TASK GOAL:
Scan the data below. Pull out each line where "matplotlib" occurs.

>> START

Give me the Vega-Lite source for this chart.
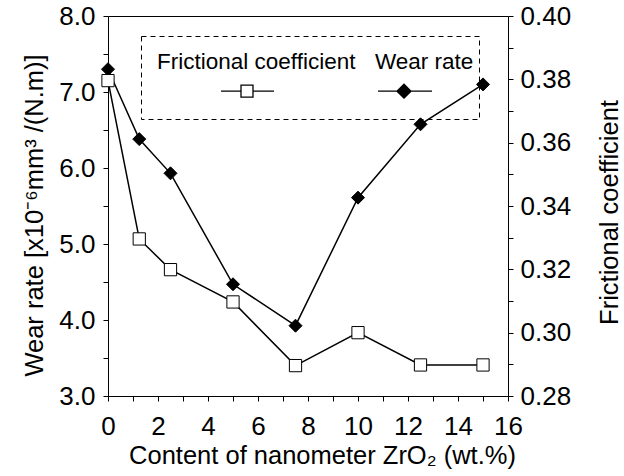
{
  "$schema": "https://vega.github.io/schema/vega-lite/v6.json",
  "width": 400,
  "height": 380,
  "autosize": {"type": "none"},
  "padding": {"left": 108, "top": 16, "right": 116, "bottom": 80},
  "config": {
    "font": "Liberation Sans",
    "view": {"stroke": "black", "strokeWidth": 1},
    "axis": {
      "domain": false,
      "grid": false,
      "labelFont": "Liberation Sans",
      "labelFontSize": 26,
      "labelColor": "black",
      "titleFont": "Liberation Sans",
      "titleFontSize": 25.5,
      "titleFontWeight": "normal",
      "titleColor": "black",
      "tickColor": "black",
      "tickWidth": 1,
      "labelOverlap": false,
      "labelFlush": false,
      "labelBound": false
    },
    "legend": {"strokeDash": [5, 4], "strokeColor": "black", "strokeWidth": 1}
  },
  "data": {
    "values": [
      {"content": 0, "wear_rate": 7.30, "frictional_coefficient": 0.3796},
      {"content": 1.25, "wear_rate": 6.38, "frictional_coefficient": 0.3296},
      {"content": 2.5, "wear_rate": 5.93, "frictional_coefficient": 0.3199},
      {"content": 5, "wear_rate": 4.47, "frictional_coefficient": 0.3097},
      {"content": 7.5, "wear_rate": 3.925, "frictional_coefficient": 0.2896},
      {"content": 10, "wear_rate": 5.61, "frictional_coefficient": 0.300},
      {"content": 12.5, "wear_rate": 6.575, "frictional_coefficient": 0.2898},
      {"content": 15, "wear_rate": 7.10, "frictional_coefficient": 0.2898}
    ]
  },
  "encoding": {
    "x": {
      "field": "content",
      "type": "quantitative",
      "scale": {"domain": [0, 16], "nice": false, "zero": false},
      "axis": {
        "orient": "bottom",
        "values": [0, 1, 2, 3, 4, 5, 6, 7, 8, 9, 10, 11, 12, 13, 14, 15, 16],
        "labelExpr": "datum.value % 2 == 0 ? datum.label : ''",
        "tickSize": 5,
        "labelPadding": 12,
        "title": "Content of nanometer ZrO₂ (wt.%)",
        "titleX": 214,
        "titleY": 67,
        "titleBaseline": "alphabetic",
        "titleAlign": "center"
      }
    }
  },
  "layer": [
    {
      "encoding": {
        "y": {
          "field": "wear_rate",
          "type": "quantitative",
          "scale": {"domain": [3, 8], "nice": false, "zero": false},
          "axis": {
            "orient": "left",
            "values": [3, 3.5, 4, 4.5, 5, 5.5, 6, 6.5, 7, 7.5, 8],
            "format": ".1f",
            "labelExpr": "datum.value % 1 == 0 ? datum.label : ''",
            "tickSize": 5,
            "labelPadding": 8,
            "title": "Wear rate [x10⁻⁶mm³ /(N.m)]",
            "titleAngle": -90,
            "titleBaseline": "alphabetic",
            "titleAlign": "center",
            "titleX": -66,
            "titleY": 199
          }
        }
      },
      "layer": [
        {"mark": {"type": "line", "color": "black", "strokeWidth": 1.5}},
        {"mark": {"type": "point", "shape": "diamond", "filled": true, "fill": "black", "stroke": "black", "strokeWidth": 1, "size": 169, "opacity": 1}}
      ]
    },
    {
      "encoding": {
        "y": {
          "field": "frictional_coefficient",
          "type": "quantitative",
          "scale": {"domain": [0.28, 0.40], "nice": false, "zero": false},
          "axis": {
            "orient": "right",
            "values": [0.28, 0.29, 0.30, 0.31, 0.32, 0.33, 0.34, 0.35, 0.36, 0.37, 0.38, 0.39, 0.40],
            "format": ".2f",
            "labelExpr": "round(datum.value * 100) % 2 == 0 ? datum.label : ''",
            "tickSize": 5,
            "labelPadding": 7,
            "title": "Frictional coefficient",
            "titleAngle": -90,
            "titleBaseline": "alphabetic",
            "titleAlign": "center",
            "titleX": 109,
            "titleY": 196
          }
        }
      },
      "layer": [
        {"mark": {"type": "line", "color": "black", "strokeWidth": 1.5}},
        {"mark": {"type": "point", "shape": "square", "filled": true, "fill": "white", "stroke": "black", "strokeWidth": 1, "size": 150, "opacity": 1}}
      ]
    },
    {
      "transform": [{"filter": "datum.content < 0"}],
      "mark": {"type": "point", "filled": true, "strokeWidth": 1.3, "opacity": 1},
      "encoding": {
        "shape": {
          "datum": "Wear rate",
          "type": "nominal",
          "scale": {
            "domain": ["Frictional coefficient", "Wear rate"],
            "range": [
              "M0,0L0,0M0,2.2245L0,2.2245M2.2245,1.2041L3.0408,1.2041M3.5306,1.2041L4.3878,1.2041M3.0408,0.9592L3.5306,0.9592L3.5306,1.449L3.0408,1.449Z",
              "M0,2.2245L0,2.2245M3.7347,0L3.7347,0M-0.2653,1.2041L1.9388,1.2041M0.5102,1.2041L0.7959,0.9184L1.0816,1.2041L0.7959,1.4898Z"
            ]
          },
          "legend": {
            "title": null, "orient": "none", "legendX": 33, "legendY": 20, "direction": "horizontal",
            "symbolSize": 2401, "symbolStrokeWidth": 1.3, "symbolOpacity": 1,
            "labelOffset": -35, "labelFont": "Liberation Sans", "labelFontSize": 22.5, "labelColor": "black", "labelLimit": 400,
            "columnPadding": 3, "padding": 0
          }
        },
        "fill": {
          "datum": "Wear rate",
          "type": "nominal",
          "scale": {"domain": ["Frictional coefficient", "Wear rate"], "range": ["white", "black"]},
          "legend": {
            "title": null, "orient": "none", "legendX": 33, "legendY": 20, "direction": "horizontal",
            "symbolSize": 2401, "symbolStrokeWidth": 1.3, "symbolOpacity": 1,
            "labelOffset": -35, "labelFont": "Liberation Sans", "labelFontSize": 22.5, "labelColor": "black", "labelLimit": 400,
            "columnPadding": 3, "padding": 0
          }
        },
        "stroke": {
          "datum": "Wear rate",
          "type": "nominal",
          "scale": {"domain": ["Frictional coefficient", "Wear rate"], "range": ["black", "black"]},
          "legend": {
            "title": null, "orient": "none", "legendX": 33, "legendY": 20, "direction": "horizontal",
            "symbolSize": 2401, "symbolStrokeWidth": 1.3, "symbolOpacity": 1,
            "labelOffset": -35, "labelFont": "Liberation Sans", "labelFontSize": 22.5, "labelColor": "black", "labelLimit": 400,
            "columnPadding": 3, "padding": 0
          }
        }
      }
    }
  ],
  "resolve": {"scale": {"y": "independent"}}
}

>> END
>> START

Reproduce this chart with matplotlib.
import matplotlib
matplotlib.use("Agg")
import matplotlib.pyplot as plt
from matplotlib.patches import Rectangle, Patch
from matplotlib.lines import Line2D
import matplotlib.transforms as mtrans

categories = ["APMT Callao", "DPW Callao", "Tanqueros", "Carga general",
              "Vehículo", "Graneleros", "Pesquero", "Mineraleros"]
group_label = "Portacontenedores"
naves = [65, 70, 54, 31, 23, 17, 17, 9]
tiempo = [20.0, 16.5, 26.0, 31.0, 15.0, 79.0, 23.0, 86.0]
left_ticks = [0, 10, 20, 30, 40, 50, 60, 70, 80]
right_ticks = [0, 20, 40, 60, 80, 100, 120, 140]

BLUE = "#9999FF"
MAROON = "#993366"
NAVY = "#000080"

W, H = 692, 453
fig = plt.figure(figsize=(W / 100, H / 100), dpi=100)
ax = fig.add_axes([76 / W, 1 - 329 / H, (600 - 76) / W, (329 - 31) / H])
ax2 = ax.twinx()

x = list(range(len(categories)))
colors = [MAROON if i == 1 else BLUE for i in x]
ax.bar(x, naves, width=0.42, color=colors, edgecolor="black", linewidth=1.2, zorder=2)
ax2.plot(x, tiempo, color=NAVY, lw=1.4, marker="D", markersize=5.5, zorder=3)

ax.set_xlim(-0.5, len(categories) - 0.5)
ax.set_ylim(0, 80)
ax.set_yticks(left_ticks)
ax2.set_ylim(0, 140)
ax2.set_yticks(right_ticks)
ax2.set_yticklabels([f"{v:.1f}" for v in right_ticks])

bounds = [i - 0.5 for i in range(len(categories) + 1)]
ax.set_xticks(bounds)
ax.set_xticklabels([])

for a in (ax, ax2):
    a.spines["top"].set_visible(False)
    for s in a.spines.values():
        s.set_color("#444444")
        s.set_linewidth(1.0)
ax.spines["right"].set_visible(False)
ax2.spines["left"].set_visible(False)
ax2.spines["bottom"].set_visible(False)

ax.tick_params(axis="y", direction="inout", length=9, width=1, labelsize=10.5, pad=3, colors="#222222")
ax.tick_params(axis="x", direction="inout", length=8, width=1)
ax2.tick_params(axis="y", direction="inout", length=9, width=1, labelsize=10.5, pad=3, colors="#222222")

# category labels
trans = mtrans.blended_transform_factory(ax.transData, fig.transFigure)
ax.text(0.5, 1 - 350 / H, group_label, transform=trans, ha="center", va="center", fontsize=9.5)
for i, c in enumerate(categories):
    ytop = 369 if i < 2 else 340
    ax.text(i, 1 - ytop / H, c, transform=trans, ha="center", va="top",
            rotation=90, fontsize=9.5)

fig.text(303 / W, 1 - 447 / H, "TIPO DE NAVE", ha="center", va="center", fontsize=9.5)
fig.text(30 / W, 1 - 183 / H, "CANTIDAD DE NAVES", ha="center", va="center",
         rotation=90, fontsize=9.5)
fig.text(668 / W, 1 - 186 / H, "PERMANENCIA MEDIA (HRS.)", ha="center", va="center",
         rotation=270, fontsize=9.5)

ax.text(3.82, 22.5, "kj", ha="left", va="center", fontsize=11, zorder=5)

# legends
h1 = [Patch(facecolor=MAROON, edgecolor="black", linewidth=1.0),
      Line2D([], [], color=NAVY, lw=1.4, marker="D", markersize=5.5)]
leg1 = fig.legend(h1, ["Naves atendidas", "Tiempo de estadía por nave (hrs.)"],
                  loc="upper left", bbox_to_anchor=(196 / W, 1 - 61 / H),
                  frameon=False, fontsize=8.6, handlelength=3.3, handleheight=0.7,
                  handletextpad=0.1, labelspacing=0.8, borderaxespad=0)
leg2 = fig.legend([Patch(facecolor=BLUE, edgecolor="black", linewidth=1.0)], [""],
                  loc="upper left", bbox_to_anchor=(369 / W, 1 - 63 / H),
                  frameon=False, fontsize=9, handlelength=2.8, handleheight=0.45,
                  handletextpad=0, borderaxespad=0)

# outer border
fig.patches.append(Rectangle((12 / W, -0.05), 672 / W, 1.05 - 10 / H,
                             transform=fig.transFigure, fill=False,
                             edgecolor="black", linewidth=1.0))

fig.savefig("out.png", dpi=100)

>> END

FULL SOLUTION:
Reproduce this chart with matplotlib.
import matplotlib
matplotlib.use("Agg")
import matplotlib.pyplot as plt
from matplotlib.patches import Rectangle, Patch
from matplotlib.lines import Line2D
import matplotlib.transforms as mtrans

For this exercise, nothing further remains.